PARK RAPIDS, MINN. – Leon Rogers has lived next to crude oil pipelines for years. He's had enough.
With four pipelines already buried beneath his farmland and a fifth one planned next to his house, Rogers and many of his neighbors are no longer ambivalent about the river of oil flowing through this region of forests, lakes and rivers.
"They are making it a freeway for pipelines," said Rogers, a registered nurse who has lived on a small farm south of Park Rapids for 18 years. "It comes down to, 'I don't want to live here.' "
Anti-pipeline sentiment is spreading in Minnesota's North Woods, where 14 percent of the nation's oil supply already flows through 10 cross-state pipelines leading to Superior, Wis., and the Twin Cities. It's happening amid persistent environmental opposition to the proposed Keystone XL pipeline, which would run from Alberta, Canada, through western U.S. states, and to a proposed copper-nickel mine near Minnesota's Boundary Waters Canoe Area Wilderness.

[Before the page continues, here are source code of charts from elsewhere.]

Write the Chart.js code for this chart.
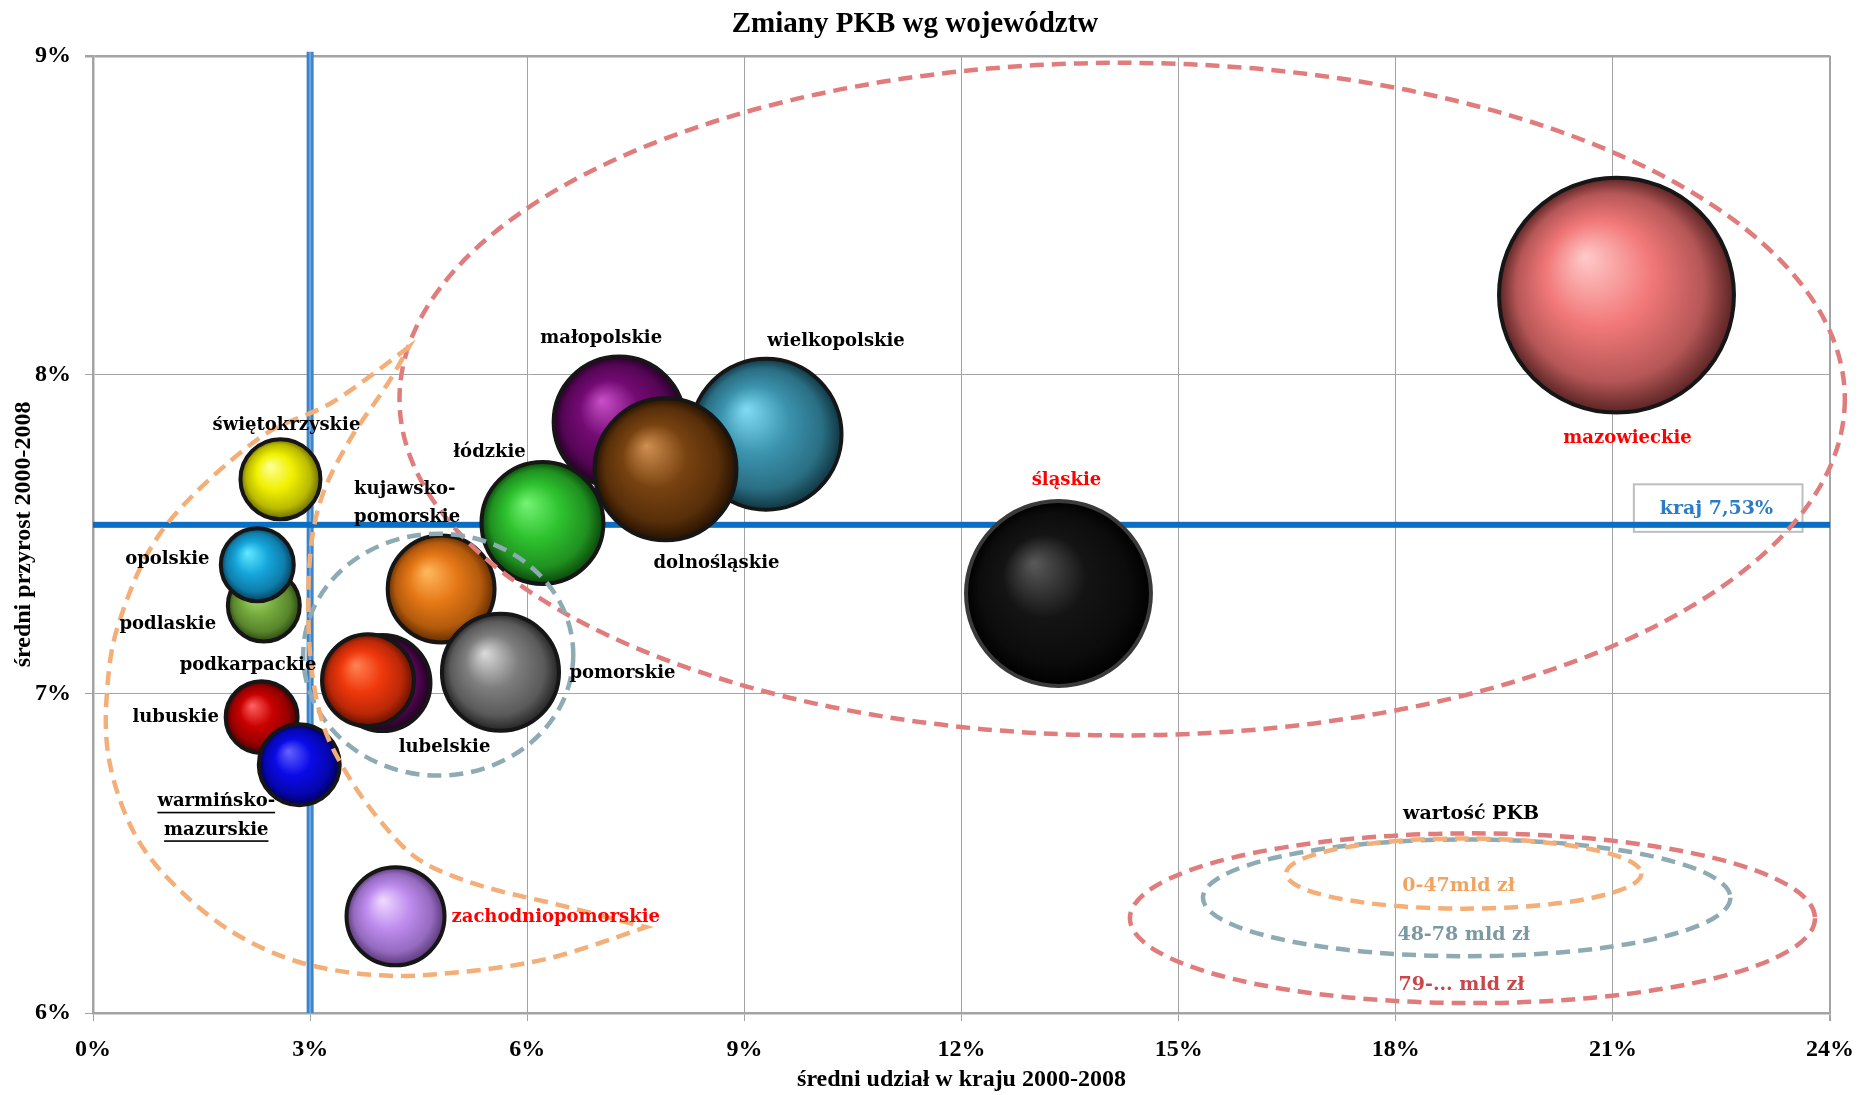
<!DOCTYPE html>
<html>
<head>
<meta charset="utf-8">
<script src="https://cdn.jsdelivr.net/npm/chart.js@4.4.1/dist/chart.umd.min.js"></script>
<style>
html,body{margin:0;padding:0;background:#fff;overflow:hidden}
canvas{display:block}
</style>
</head>
<body>
<canvas id="c" width="1858" height="1095"></canvas>
<script>
// ---------------- DATA ----------------
const regions = ['mazowieckie','śląskie','wielkopolskie','małopolskie','kujawsko-pomorskie','łódzkie','dolnośląskie','pomorskie','lubelskie','podkarpackie','podlaskie','opolskie','lubuskie','warmińsko-mazurskie','świętokrzyskie','zachodniopomorskie'];
// średni udział w kraju 2000-2008 (%)
const shareOfCountry = [21.05,13.34,9.30,7.27,4.81,6.21,7.91,5.63,4.00,3.80,2.36,2.27,2.33,2.85,2.59,4.18];
// średni przyrost 2000-2008 (%)
const avgGrowth = [8.25,7.315,7.814,7.852,7.329,7.536,7.704,7.068,7.034,7.043,7.277,7.405,6.927,6.778,7.673,6.303];
// wartość PKB (mld zł) -> bubble area
const gdpValue = [288,180,121,92,62,80,107.5,74,50.4,46.5,29.1,29.9,29.1,36.4,35.6,52.5];
const xTickValues = [0,3,6,9,12,15,18,21,24];
const yTickValues = [6,7,8,9];
const nationalGrowth = 7.53;
const thresholdShare = 3;
const gdpClassLabels = ['0-47mld zł','48-78 mld zł','79-... mld zł'];
const legendTitle = 'wartość PKB';

// ---------------- STYLE / LAYOUT ----------------
const K = 7.04; // px per sqrt(mld zł)
const BW = 4;
function bubbleRadius(v){ return Math.sqrt(v)*K - BW/2; }

const regionStyle = {
  'mazowieckie': {fill:'#F27878', hi:'#FFCACA', lo:'#5A2424', label:'#FF0000', dx:11, dy:[143]},
  'śląskie': {fill:'#141414', hi:'#5A5A5A', lo:'#000000', border:'#3A3A3A', label:'#FF0000', dx:8, dy:[-113]},
  'wielkopolskie': {fill:'#3B93AE', hi:'#80DCF4', lo:'#103642', dx:70, dy:[-93]},
  'małopolskie': {fill:'#740A74', hi:'#C850C8', lo:'#280028', dx:-18, dy:[-84]},
  'kujawsko-pomorskie': {fill:'#E67816', hi:'#FFBA60', lo:'#642C00', lines:['kujawsko-','pomorskie'], dx:-87, dy:[-100,-72], align:'left'},
  'łódzkie': {fill:'#2EC22E', hi:'#76F476', lo:'#0A460A', dx:-53, dy:[-71]},
  'dolnośląskie': {fill:'#784210', hi:'#D09050', lo:'#281200', dx:51, dy:[94]},
  'pomorskie': {fill:'#7E7E7E', hi:'#DCDCDC', lo:'#242424', dx:69, dy:[1], align:'left'},
  'lubelskie': {fill:'#6C0A6C', hi:'#B042B0', lo:'#200020', dx:62, dy:[64]},
  'podkarpackie': {fill:'#F0380C', hi:'#FF8454', lo:'#661000', dx:-120, dy:[-15]},
  'podlaskie': {fill:'#76AC3E', hi:'#B2E27E', lo:'#2A4810', dx:-96, dy:[19]},
  'opolskie': {fill:'#15A6DC', hi:'#64EAFF', lo:'#05405E', dx:-90, dy:[-5]},
  'lubuskie': {fill:'#CA0000', hi:'#FF6464', lo:'#480000', dx:-86, dy:[0]},
  'warmińsko-mazurskie': {fill:'#0A0AE8', hi:'#6464FF', lo:'#000058', lines:['warmińsko-','mazurskie'], dx:-83, dy:[37,65.5], underline:true},
  'świętokrzyskie': {fill:'#F0F000', hi:'#FFFF9C', lo:'#686800', dx:6, dy:[-54]},
  'zachodniopomorskie': {fill:'#BE8CEE', hi:'#F0DCFF', lo:'#583878', label:'#FF0000', dx:56, dy:[1], align:'left'}
};

// annotation shapes (in data units)
const bigRedEllipse = {cx:14.22, cy:7.924, rx:9.985, ry:1.054};
const grayEllipse = {cx:4.77, cy:7.123, rx:1.866, ry:0.379};
const orangeOuter = [[4.363,8.087],[3.313,7.915],[2.262,7.796],[0.991,7.523],[0.369,7.231],[0.189,6.990],[0.231,6.783],[0.549,6.573],[1.060,6.416],[1.889,6.259],[2.857,6.159],[3.962,6.118],[5.068,6.128],[6.312,6.172],[7.638,6.269]];
const orangeInner = [[7.638,6.269],[6.450,6.338],[5.345,6.400],[4.515,6.479],[3.962,6.604],[3.478,6.761],[3.161,6.918],[2.995,7.137],[2.995,7.420],[3.161,7.617],[3.548,7.796],[4.060,7.968],[4.363,8.087]];
const legendEllipses = [
  {cx:18.94, cy:6.437, rx:2.454, ry:0.110, color:'#F4AE78', text:'#F0A462', tx:18.87, ty:6.397},
  {cx:18.98, cy:6.361, rx:3.644, ry:0.183, color:'#8EABB4', text:'#7A99A3', tx:18.94, ty:6.244},
  {cx:19.06, cy:6.297, rx:4.733, ry:0.266, color:'#E07C7C', text:'#C8474A', tx:18.91, ty:6.087}
];
const legendTitlePos = {x:19.04, y:6.625};
const krajBox = {x1:21.29, x2:23.62, yTop:7.657, yBottom:7.508, tx:22.43, ty:7.578};

const ORANGE = '#F4AE78', GRAY = '#8EABB4', RED = '#E07C7C';

function hexToRgb(h){ h=h.replace('#',''); return [parseInt(h.substr(0,2),16),parseInt(h.substr(2,2),16),parseInt(h.substr(4,2),16)]; }
function mix(a,b,t){ const A=hexToRgb(a),B=hexToRgb(b); return 'rgb('+A.map((v,i)=>Math.round(v+(B[i]-v)*t)).join(',')+')'; }

function sphereFill(c){
  const i = c.dataIndex; const st = regionStyle[regions[i]];
  const chart = c.chart;
  if (c.type !== 'data' || !chart.chartArea) return st.fill;
  const cx = chart.scales.x.getPixelForValue(shareOfCountry[i]);
  const cy = chart.scales.y.getPixelForValue(avgGrowth[i]);
  const r = bubbleRadius(gdpValue[i]);
  if (!isFinite(cx) || !isFinite(cy)) return st.fill;
  const g = chart.ctx.createRadialGradient(cx - r*0.27, cy - r*0.33, 0, cx, cy, r);
  g.addColorStop(0, st.hi);
  g.addColorStop(0.45, st.fill);
  g.addColorStop(0.8, mix(st.fill, st.lo, 0.4));
  g.addColorStop(1, st.lo);
  return g;
}

function smoothTo(ctx, pts){
  for (let i = 0; i < pts.length - 1; i++) {
    const p0 = pts[i-1] || pts[i], p1 = pts[i], p2 = pts[i+1], p3 = pts[i+2] || pts[i+1];
    ctx.bezierCurveTo(p1[0] + (p2[0]-p0[0])/6, p1[1] + (p2[1]-p0[1])/6,
                      p2[0] - (p3[0]-p1[0])/6, p2[1] - (p3[1]-p1[1])/6, p2[0], p2[1]);
  }
}

function drawEllipse(ctx, xs, ys, e, color){
  const cx = xs.getPixelForValue(e.cx), cy = ys.getPixelForValue(e.cy);
  const rx = Math.abs(xs.getPixelForValue(e.cx + e.rx) - cx);
  const ry = Math.abs(ys.getPixelForValue(e.cy + e.ry) - cy);
  ctx.strokeStyle = color;
  ctx.beginPath(); ctx.ellipse(cx, cy, rx, ry, 0, 0, Math.PI*2); ctx.stroke();
}

const overlay = {
  id: 'overlay',
  beforeDatasetsDraw(chart){
    const {ctx, chartArea: a, scales: {x, y}} = chart;
    ctx.save();
    // kraj box
    const bx1 = x.getPixelForValue(krajBox.x1), bx2 = x.getPixelForValue(krajBox.x2);
    const by1 = y.getPixelForValue(krajBox.yTop), by2 = y.getPixelForValue(krajBox.yBottom);
    ctx.fillStyle = '#FFFFFF'; ctx.fillRect(bx1, by1, bx2-bx1, by2-by1);
    ctx.strokeStyle = '#BEBEBE'; ctx.lineWidth = 2; ctx.strokeRect(bx1, by1, bx2-bx1, by2-by1);
    ctx.fillStyle = '#2A7CC6';
    ctx.font = 'bold 19px "DejaVu Serif"';
    ctx.textAlign = 'center'; ctx.textBaseline = 'middle';
    ctx.fillText('kraj ' + nationalGrowth.toFixed(2).replace('.', ',') + '%', x.getPixelForValue(krajBox.tx), y.getPixelForValue(krajBox.ty));
    // reference lines
    const vx = x.getPixelForValue(thresholdShare);
    ctx.fillStyle = '#3A84CC'; ctx.fillRect(vx - 3.5, a.top - 4, 7, a.bottom - a.top + 4);
    ctx.fillStyle = '#6FA6DC'; ctx.fillRect(vx - 1, a.top - 4, 2, a.bottom - a.top + 4);
    const hy = y.getPixelForValue(nationalGrowth);
    ctx.fillStyle = '#0A6FC2'; ctx.fillRect(a.left, hy - 3, a.right - a.left, 6);
    ctx.restore();
  },
  afterDatasetsDraw(chart){
    const {ctx, scales: {x, y}} = chart;
    ctx.save();
    ctx.lineWidth = 4.5;
    ctx.setLineDash([14, 8]);
    drawEllipse(ctx, x, y, bigRedEllipse, RED);
    drawEllipse(ctx, x, y, grayEllipse, GRAY);
    // orange crescent
    const toPx = p => [x.getPixelForValue(p[0]), y.getPixelForValue(p[1])];
    const outer = orangeOuter.map(toPx), inner = orangeInner.map(toPx);
    ctx.strokeStyle = ORANGE;
    ctx.beginPath(); ctx.moveTo(outer[0][0], outer[0][1]);
    smoothTo(ctx, outer); smoothTo(ctx, inner); ctx.closePath(); ctx.stroke();
    // legend ellipses
    legendEllipses.slice().reverse().forEach(e => drawEllipse(ctx, x, y, e, e.color));
    ctx.setLineDash([]);
    // legend texts
    ctx.textAlign = 'center'; ctx.textBaseline = 'middle';
    ctx.font = 'bold 19px "DejaVu Serif"';
    ctx.fillStyle = '#000';
    ctx.fillText(legendTitle, x.getPixelForValue(legendTitlePos.x), y.getPixelForValue(legendTitlePos.y));
    legendEllipses.forEach((e, k) => {
      ctx.fillStyle = e.text;
      ctx.fillText(gdpClassLabels[k], x.getPixelForValue(e.tx), y.getPixelForValue(e.ty));
    });
    // bubble labels
    ctx.font = 'bold 18px "DejaVu Serif"';
    regions.forEach((name, i) => {
      const st = regionStyle[name];
      const cx = x.getPixelForValue(shareOfCountry[i]), cy = y.getPixelForValue(avgGrowth[i]);
      const lines = st.lines || [name];
      ctx.fillStyle = st.label || '#000';
      ctx.textAlign = st.align || 'center';
      lines.forEach((t, k) => {
        const tx = cx + st.dx, ty = cy + st.dy[k];
        ctx.fillText(t, tx, ty);
        if (st.underline) {
          const w = ctx.measureText(t).width;
          ctx.fillRect(tx - w/2, ty + 10, w, 1.6);
        }
      });
    });
    ctx.restore();
  }
};

Chart.defaults.font.family = '"Liberation Serif", "Times New Roman", serif';
Chart.defaults.color = '#000';

new Chart(document.getElementById('c'), {
  type: 'bubble',
  data: {
    datasets: [{
      label: 'PKB',
      data: regions.map((n, i) => ({x: shareOfCountry[i], y: avgGrowth[i], r: bubbleRadius(gdpValue[i])})),
      backgroundColor: sphereFill,
      borderColor: c => (regionStyle[regions[c.dataIndex]] || {}).border || '#161616',
      borderWidth: BW,
      hoverBorderWidth: BW,
      clip: false
    }]
  },
  options: {
    responsive: false,
    animation: false,
    events: [],
    layout: {autoPadding: false, padding: {left: 0, right: 28, top: 0, bottom: 0}},
    plugins: {
      legend: {display: false},
      tooltip: {enabled: false},
      title: {
        display: true,
        text: 'Zmiany PKB wg województw',
        font: {size: 29, weight: 'bold'},
        color: '#000',
        padding: {top: 7, bottom: 14}
      }
    },
    scales: {
      x: {
        type: 'linear',
        min: xTickValues[0], max: xTickValues[xTickValues.length-1],
        afterBuildTicks: s => { s.ticks = xTickValues.map(v => ({value: v})); },
        ticks: {callback: v => v + '%', font: {size: 24, weight: 'bold'}, color: '#000', padding: 14, maxRotation: 0, autoSkip: false},
        grid: {color: '#A3A3A3', lineWidth: c => (c.tick && c.tick.value === 24) ? 2 : 1, tickLength: 8, tickColor: '#A3A3A3'},
        border: {color: '#A3A3A3', width: 2.5},
        title: {display: true, text: 'średni udział w kraju 2000-2008', font: {size: 24, weight: 'bold'}, color: '#000', padding: {top: 0, bottom: 1}},
        afterFit: s => { s.height = 82; s.paddingLeft = 0; s.paddingRight = 0; }
      },
      y: {
        type: 'linear',
        min: yTickValues[0], max: yTickValues[yTickValues.length-1],
        afterBuildTicks: s => { s.ticks = yTickValues.map(v => ({value: v})); },
        ticks: {callback: v => v + '%', font: {size: 24, weight: 'bold'}, color: '#000', padding: 14, autoSkip: false},
        grid: {color: '#A3A3A3', lineWidth: c => (c.tick && c.tick.value === 9) ? 2.5 : 1, tickLength: 8, tickColor: '#A3A3A3'},
        border: {color: '#A3A3A3', width: 2.5},
        title: {display: true, text: 'średni przyrost 2000-2008', font: {size: 24, weight: 'bold'}, color: '#000', padding: {top: 9, bottom: 0}},
        afterFit: s => { s.width = 93; s.paddingTop = 0; s.paddingBottom = 0; }
      }
    }
  },
  plugins: [overlay]
});
</script>
</body>
</html>
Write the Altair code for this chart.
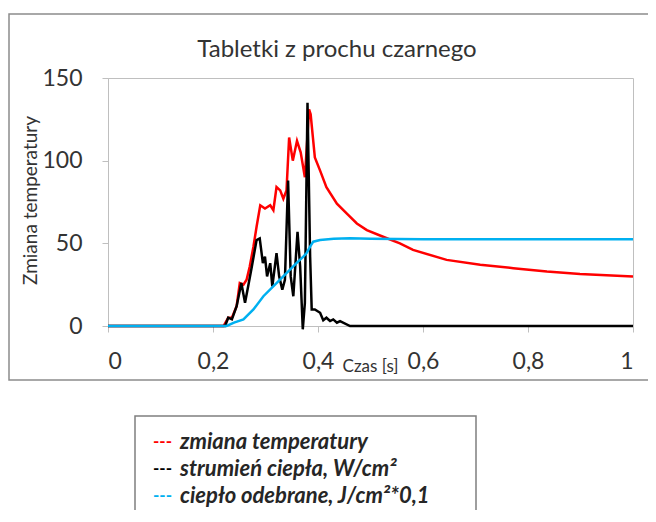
import altair as alt
import pandas as pd

# ---- data ----
red_x = [0, 0.22, 0.229, 0.236, 0.245, 0.251, 0.258, 0.264, 0.27, 0.277, 0.283, 0.29, 0.299,
         0.309, 0.315, 0.321, 0.328, 0.334, 0.340, 0.345, 0.352, 0.36, 0.367, 0.375, 0.379,
         0.383, 0.386, 0.39, 0.394, 0.404, 0.416, 0.436, 0.455, 0.474, 0.493, 0.524, 0.556,
         0.581, 0.645, 0.709, 0.772, 0.836, 0.899, 1.0]
red_y = [0, 0, 5, 5, 12, 26, 25, 28, 36, 48, 60, 73, 71,
         73, 70, 84, 82, 77, 82, 114, 100, 112, 105, 90, 110,
         131, 128, 115, 102, 94, 84, 74, 68, 62, 58, 54, 50,
         46, 40, 37, 35, 33, 31.5, 30]

black_x = [0, 0.22, 0.223, 0.229, 0.236, 0.245, 0.254, 0.261, 0.267, 0.274, 0.283, 0.289,
           0.295, 0.299, 0.303, 0.309, 0.313, 0.321, 0.326, 0.332, 0.337, 0.343, 0.348,
           0.353, 0.361, 0.366, 0.371, 0.375, 0.380, 0.385, 0.388, 0.394, 0.404, 0.410,
           0.416, 0.423, 0.429, 0.436, 0.442, 0.461, 1.0]
black_y = [0, 0, 0, 5, 4, 12, 26, 14, 24, 36, 52, 53,
           38, 42, 30, 38, 24, 44, 30, 22, 28, 88, 30,
           18, 57, 36, -2, 14, 135, 42, 10, 10, 8, 3.5,
           5, 3, 4, 2, 3, 0, 0]

blue_x = [0, 0.22, 0.226, 0.24, 0.258, 0.277, 0.296, 0.321, 0.34, 0.359, 0.372, 0.378,
          0.385, 0.391, 0.404, 0.43, 0.461, 0.5, 0.6, 1.0]
blue_y = [0, 0, 0, 2, 4, 10, 18, 26, 32, 38, 42, 44,
          48, 51, 52, 52.7, 53, 52.8, 52.5, 52.5]

series_names = ["zmiana temperatury", "strumień ciepła, W/cm²", "ciepło odebrane, J/cm²*0,1"]
series_colors = ["#ff0000", "#000000", "#00b0f0"]

title_text = "Tabletki z prochu czarnego"
x_title = "Czas [s]"
y_title = "Zmiana temperatury"
x_ticks = [0, 0.2, 0.4, 0.6, 0.8, 1.0]
y_ticks = [0, 50, 100, 150]

frames = []
for i, (xs, ys) in enumerate([(red_x, red_y), (black_x, black_y), (blue_x, blue_y)]):
    frames.append(pd.DataFrame({"t": xs, "v": ys, "s": series_names[i], "o": i}))
df = pd.concat(frames, ignore_index=True)

FONT = "Lato"
one = pd.DataFrame({"a": [0]})

lines = alt.Chart(df).mark_line(strokeWidth=2.5, clip=False).encode(
    x=alt.X("t:Q", scale=alt.Scale(domain=[0, 1], nice=False),
            axis=alt.Axis(values=x_ticks, title=x_title, grid=False,
                          labelExpr="replace(format(datum.value, '.1~f'), '.', ',')",
                          labelFont=FONT, labelFontSize=23, labelPadding=18, labelColor="#333333",
                          titleFont=FONT, titleFontSize=17, titleFontWeight="normal", titleColor="#333333",
                          titleX=262, titleY=40, titleBaseline="middle",
                          domainColor="#bfbfbf", tickColor="#bfbfbf", tickSize=6)),
    y=alt.Y("v:Q", scale=alt.Scale(domain=[0, 150], nice=False),
            axis=alt.Axis(values=y_ticks, title=y_title, grid=False,
                          labelFont=FONT, labelFontSize=23, labelPadding=20, labelColor="#333333",
                          titleFont=FONT, titleFontSize=19, titleFontWeight="normal", titleColor="#333333",
                          titleX=-78, titleY=122, titleAngle=-90, titleBaseline="middle",
                          domainColor="#bfbfbf", tickColor="#bfbfbf", tickSize=6)),
    color=alt.Color("s:N", scale=alt.Scale(domain=series_names, range=series_colors), legend=None),
    order=alt.Order("o:Q"),
    detail="s:N",
)

def txt(s, x, y, size, color="#333333", align="left", style="normal", weight="normal"):
    return alt.Chart(one).mark_text(
        text=s, fontSize=size, font=FONT, color=color, align=align, baseline="middle",
        fontStyle=style, fontWeight=weight, clip=False
    ).encode(x=alt.value(x), y=alt.value(y))

# outer chart border
outer = alt.Chart(one).mark_rect(filled=False, stroke="#8c8c8c", strokeWidth=1.5, clip=False).encode(
    x=alt.value(-99), x2=alt.value(542), y=alt.value(-64), y2=alt.value(302))
# legend box
legbox = alt.Chart(one).mark_rect(filled=False, stroke="#7f7f7f", strokeWidth=1.5, clip=False).encode(
    x=alt.value(27), x2=alt.value(368), y=alt.value(338), y2=alt.value(470))

layers = [outer, legbox, lines, txt(title_text, 229, -28, 24, align="center")]
leg_y = [364, 391, 418]
for i in range(3):
    layers.append(txt("---", 45, leg_y[i], 17, color=series_colors[i], weight="bold"))
    layers.append(txt(series_names[i], 72, leg_y[i], 22, color="#262626", style="italic", weight="bold"))

chart = alt.layer(*layers).properties(
    width=525, height=248,
    autosize=alt.AutoSizeParams(type="none"),
    padding={"left": 100, "top": 70, "right": 15, "bottom": 184},
).configure_view(stroke="#bfbfbf", strokeWidth=1)

chart.save("out.html", embed_options={"renderer": "svg", "actions": False})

For years, pipeline companies like Enbridge Energy, based in Calgary, Alberta, have faced not-on-my-property opposition over new pipelines carrying Canadian and U.S. oil. Now, residents like Rogers and a new citizen group are asking: Should the Mississippi River headwaters be a major conduit for crude oil?
Enbridge is proposing to build the 610-mile, $2.6 billion Sandpiper pipeline across North Dakota and Minnesota to transport oil from the Bakken region to Superior. Part of the route passes Itasca State Park on a corridor that already has four crude oil pipelines owned by another company.
"This one has caught everyone's attention," said Willis Mattison, a former regional administrator for the Minnesota Pollution Control Agency who is advising a newly formed group called Friends of the Headwaters, which has challenged the project.
Two month after it formed, the Park Rapids-based group says hundreds of people have expressed support. In a sign of the anti-pipeline sentiment, a crowd of 130 people at a public meeting in Park Rapids Wednesday applauded everyone who spoke against the project. The lone supporter, a local bus driver, made his remarks to polite silence.